Quando Michael Jackson mi Portò l’Hard Rock

Correva l’anno 1983, ero un giovane e candido fanciulletto di dieci anni dal caschetto da paggio e quella giornata stava per cambiarmi per sempre. Appena tornato da scuola, come sempre, accesi la TV alla ricerca di qualche cartone animato. Invece, su un canale che non riesco proprio a ricordare, iniziarono a materializzarsi i primi fotogrammi di un nuovo video di Michael Jackson. Non era la prima volta che ascoltavo Michael, “Billie Jean” era già in rotazione su gran parte delle radio e tutti ne parlavano. Questa volta, però, ci fu qualcosa di diverso. I primi accordi di “Beat It” avevano un’energia strana, la percepivo in parte minacciosa. Non sapevo ancora nulla di hard rock o metal, il miei ascolti musicali erano orientati al pop dell’epoca e ai cantautori italiani. Quello che, più avanti negli anni, imparai a capire fosse un solo di chitarra, mi colpì come un pugno allo stomaco. Mi alzai di scatto dalla sedia, incredulo. Non avevo mai, mai sentito qualcosa del genere. Era aggressivo, veloce, potente. La chitarra sembrava urlare, correre, volare. Le mie mani si muovevano in maniera ancora scoordinata cercando di seguire quella cascata di note. La sera non riuscivo a pensare ad altro. Continuavo a canticchiare quello che ricordavo dell’assolo, sicuramente massacrandolo. Era la prima volta che sentivo qualcosa che poteva definirsi veramente hard rock, anche se all’epoca non lo sapevo ancora. Era come se qualcuno avesse aperto una porta su un mondo completamente nuovo.

Solo anni dopo scoprii la vera storia dietro quel momento che aveva cambiato la mia percezione della musica. Eddie Van Halen non si limitò a registrare quel fantastico assolo che tra l’altro, realizzò gratuitamente in soli trenta minuti. No, fece molto di più.

Quando Quincy Jones gli disse che poteva fare “quello che voleva”, Eddie prese quella libertà alla lettera. Mentre Michael era impegnato in un’altra sala di registrazione, Van Halen si mise al lavoro. In soli dieci minuti, ristrutturò completamente la sezione centrale del brano, dando istruzioni precise all’ingegnere del suono su come riorganizzare le varie parti.

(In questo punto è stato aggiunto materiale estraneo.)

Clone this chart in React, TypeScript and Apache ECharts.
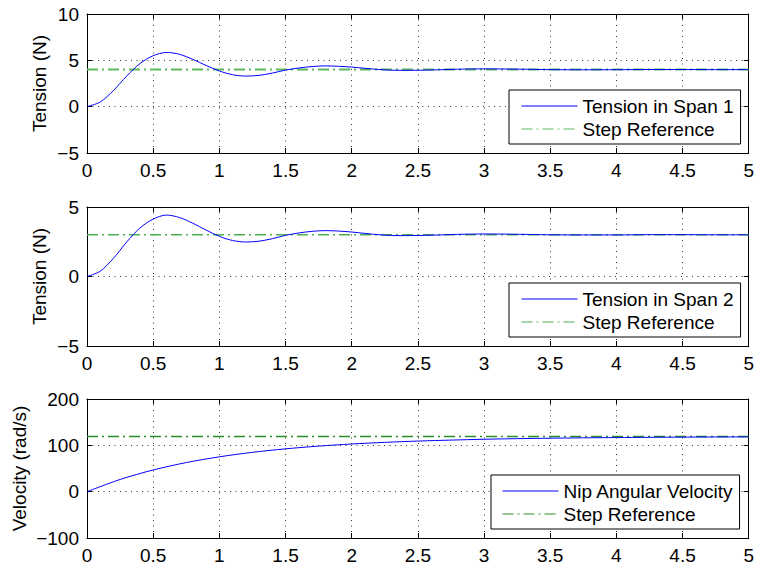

Quando Michael tornò in studio, Eddie era preoccupato. Come avrebbe reagito la superstar nel sentire che il suo brano era stato completamente stravolto? La risposta di Jackson fu sorprendente: lo ringraziò per aver avuto abbastanza passione da non limitarsi a suonare un assolo, ma da prendersi cura veramente della canzone per renderla migliore.

Mesi dopo, in un negozio di dischi, Eddie sentì alcuni ragazzi commentare: “Ascolta questo tizio che cerca di suonare come Eddie Van Halen”. Si voltò e disse loro: “Quello sono io!”

Quel giorno del 1983, seduto davanti alla TV con i compiti ancora da fare, non sapevo nulla di tutto questo. Non sapevo chi fosse Eddie Van Halen, non conoscevo i Van Halen, e non immaginavo che quella canzone sarebbe stata così importante. Quello che sapevo era che avevo appena ascoltato qualcosa di straordinario, qualcosa che andava oltre quello che girava all’epoca. “Beat It” è stata la mia porta d’ingresso verso un nuovo universo musicale, il primo assaggio di quella potenza sonora che avrei imparato a chiamare hard rock.

Grazie Eddie, grazie Michael. Siete stati, inconsapevolmente, la mia prima guida nel mondo del rock solido.

Le informazioni su ciò che accadde in studio sono tratte da Van Halen News Desk a cui sono grato per avermi portato a ricordare questa storia di oltre quarant’anni fa.